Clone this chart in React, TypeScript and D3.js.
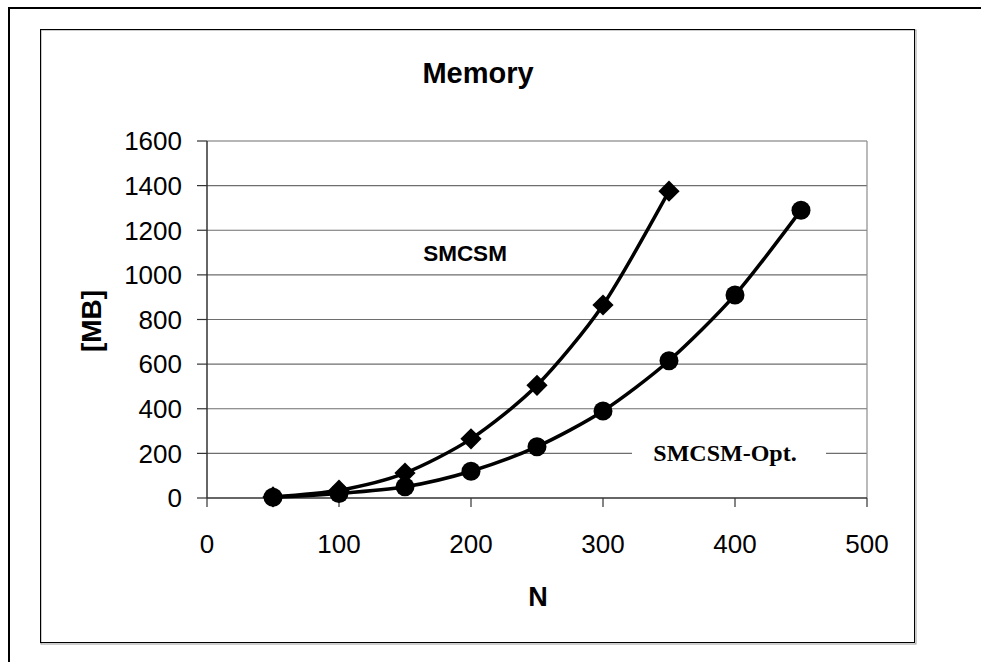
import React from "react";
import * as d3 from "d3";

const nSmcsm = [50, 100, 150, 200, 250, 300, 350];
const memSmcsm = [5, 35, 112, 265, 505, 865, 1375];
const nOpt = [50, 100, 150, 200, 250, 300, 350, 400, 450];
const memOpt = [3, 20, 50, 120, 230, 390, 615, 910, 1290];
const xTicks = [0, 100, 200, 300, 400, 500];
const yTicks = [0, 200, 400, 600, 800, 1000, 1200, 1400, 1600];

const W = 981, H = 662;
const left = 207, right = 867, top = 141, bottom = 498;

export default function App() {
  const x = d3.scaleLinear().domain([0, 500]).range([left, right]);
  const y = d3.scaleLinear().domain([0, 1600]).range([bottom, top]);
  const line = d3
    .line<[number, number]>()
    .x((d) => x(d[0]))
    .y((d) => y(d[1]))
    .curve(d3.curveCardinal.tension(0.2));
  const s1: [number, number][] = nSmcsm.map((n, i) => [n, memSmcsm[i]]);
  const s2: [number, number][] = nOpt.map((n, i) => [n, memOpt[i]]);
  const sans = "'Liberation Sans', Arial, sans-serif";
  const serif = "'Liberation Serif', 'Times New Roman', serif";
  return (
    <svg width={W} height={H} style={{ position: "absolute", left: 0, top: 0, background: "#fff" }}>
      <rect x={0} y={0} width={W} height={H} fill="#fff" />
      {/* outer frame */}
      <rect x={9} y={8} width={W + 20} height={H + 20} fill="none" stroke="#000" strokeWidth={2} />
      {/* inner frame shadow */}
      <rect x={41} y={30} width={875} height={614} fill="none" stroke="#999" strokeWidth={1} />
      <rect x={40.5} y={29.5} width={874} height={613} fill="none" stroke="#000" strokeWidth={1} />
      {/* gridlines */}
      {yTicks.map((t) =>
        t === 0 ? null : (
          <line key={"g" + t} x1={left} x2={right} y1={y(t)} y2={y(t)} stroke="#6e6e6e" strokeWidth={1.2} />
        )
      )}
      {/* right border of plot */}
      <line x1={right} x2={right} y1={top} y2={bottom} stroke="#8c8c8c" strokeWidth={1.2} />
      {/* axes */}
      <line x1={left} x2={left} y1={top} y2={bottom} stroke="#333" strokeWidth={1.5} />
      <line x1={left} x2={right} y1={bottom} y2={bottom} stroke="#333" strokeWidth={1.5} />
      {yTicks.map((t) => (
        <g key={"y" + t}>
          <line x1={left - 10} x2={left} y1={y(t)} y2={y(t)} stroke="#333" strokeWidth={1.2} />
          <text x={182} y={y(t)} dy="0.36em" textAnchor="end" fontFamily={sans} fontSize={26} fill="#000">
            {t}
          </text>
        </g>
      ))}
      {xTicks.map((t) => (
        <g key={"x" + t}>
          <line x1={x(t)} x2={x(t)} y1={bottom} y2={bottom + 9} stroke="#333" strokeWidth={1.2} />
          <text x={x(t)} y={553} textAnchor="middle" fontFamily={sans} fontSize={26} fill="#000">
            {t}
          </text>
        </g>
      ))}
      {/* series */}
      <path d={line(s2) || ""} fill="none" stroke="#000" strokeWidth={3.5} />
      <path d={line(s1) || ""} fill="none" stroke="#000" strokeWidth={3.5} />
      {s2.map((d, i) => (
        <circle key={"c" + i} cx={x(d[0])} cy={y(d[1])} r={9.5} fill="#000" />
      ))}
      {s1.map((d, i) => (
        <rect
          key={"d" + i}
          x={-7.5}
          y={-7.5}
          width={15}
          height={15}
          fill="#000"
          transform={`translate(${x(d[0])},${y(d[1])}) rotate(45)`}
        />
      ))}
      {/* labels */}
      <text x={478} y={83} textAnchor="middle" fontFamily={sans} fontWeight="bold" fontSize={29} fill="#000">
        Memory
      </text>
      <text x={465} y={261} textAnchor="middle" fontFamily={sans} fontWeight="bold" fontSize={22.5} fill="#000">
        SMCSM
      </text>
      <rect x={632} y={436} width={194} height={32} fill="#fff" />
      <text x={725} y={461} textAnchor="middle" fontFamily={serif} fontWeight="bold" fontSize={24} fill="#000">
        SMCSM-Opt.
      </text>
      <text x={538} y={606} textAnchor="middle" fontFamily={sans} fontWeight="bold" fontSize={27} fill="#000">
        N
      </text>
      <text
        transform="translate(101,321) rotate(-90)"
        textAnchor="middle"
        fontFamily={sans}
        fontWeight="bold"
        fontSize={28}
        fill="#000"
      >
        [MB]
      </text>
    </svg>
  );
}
---
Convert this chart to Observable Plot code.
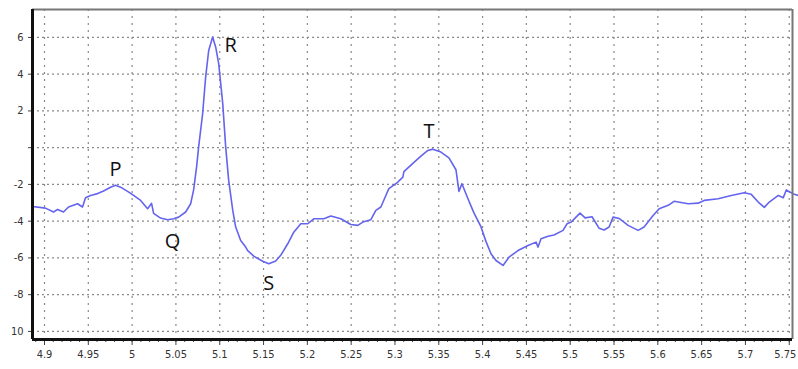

**Request:** Your reply is one number: how many lines of the records above contain the word "React".

**Answer to the problem:** 2